# Mouting the drive


In [None]:
from google.colab import drive
drive.mount("/content/drive")

Drive already mounted at /content/drive; to attempt to forcibly remount, call drive.mount("/content/drive", force_remount=True).


# Importing & Loading
- Importing libraries
- Loading the CNN model for prediction

In [None]:
!pip install pydub
from tensorflow import keras
import librosa
import numpy as np
import math
import warnings
import IPython.display as ipd
from IPython.core.display import display
warnings.filterwarnings('ignore')

model = keras.models.load_model("/content/drive/MyDrive/ME_781_Adi/music_cnn.h5") #loading the CNN model file saved via CNN.ipynb
#genres = ["pop", "metal", "disco", "blues", "reggae", "classical", "rock", "hiphop", "country", "jazz"]
genres = ["blues","metal", "jazz"]
for genre in genres:
    genre_new = genre + '_new'



    filename = "/content/drive/MyDrive/ME_781_Adi/test/" + genre + '.wav' #loading test wav file/s
    audio, sample_rate = librosa.load(filename, sr=22050)
    music_duration = librosa.get_duration(y=audio, sr=sample_rate)
    display(ipd.Audio(filename)) # Using iPython widgets to display audio file properties
    print('Music duration: ',music_duration)

    '''
    Code below refactors the audio files 
    by tailoring them to 30 sec .wav files
    making them suitable to not only predict 
    but also run and play via iPython widgets.
    '''
    from pydub import AudioSegment
    t1 = 0
    t2 = 1
    t1 = t1 * 30000 
    t2 = t2 * 30000
    newAudio = AudioSegment.from_wav ("/content/drive/MyDrive/ME_781_Adi/test/" + genre + '.wav')
    newAudio = newAudio[t1:t2]
    newAudio.export("/content/drive/MyDrive/ME_781_Adi/test/" + genre_new + '.wav', format = "wav")

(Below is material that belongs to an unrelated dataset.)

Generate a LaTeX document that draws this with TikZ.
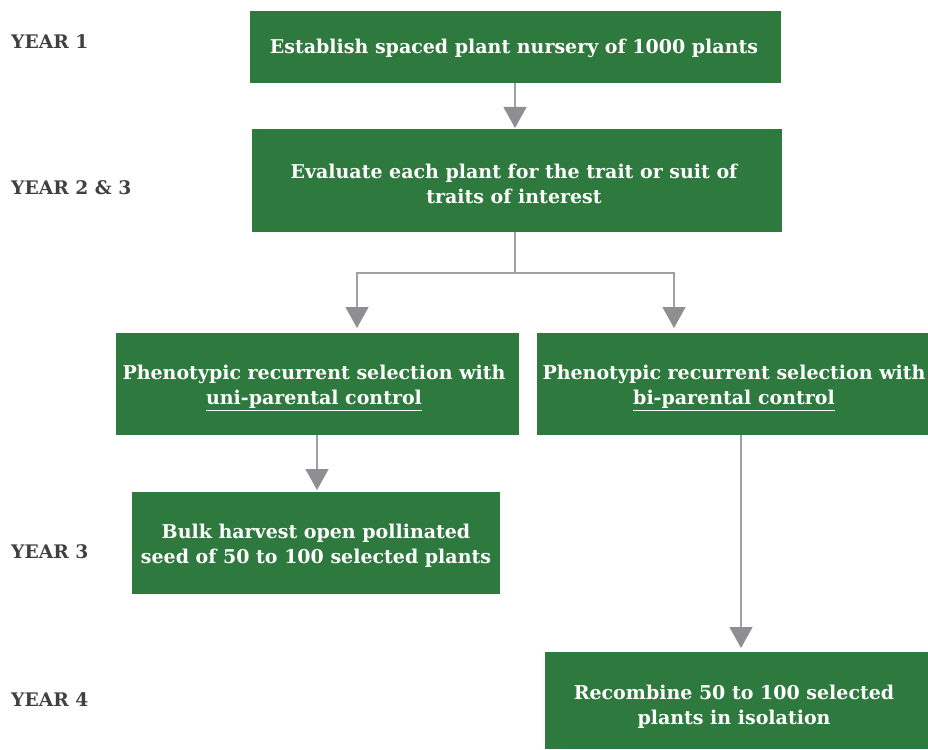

    filename = ("/content/drive/MyDrive/ME_781_Adi/test/" + genre_new + '.wav')
    audio, sample_rate = librosa.load(filename, sr=22050)
    music_duration = librosa.get_duration(y=audio, sr=sample_rate)


    pad_ms = abs(music_duration-30) #padding the extra music duration
    silence = np.zeros(int(pad_ms*22050))

    audio = np.append(audio,silence) #appending audio and silence to create 30 secs samples
    new_music_duration = librosa.get_duration(y=audio, sr=sample_rate) #printing new duration

    print('Modified music duration:',new_music_duration)


    hop_length = 512
    n_fft = 2048
    samples_per_audio = sample_rate * 30
    n_mfcc=13
    music_segments=10

    data = {
        "mapping": ["pop", "metal", "disco", "blues", "reggae", "classical", "rock", "hiphop", "country", "jazz"],
        "mfcc": []
    }
    samples_per_segment = int(samples_per_audio / music_segments)
    num_mfcc_vectors_per_segment = math.ceil(samples_per_segment / hop_length)


    for d in range(music_segments):
        start = samples_per_segment * d
        finish = start + samples_per_segment
        mfcc = librosa.feature.mfcc(audio[start:finish],
                                    sample_rate,
                                    n_mfcc=n_mfcc,
                                    n_fft=n_fft,
                                    hop_length=hop_length)
        mfcc = mfcc.T
        data['mfcc'].append(mfcc.tolist())

    X = np.array(data['mfcc'])
    X = X[..., np.newaxis]

    predictions = np.argmax(model.predict(X), axis=-1) #making predictions via the model

    #trim = math.ceil(pad_ms/3)
    #new_predictions = predictions[:-trim]
    counts = np.bincount(predictions)
    print('Actual genre = '+genre+'\nFinal genre prediction = ',data['mapping'][np.argmax(counts)]) #printing the genres
    print('\n')




Music duration:  30.013333333333332
Modified music duration: 30.0
Actual genre = blues
Final genre prediction =  blues




Music duration:  30.013333333333332
Modified music duration: 30.0
Actual genre = metal
Final genre prediction =  metal




Music duration:  30.013333333333332
Modified music duration: 30.0
Actual genre = jazz
Final genre prediction =  jazz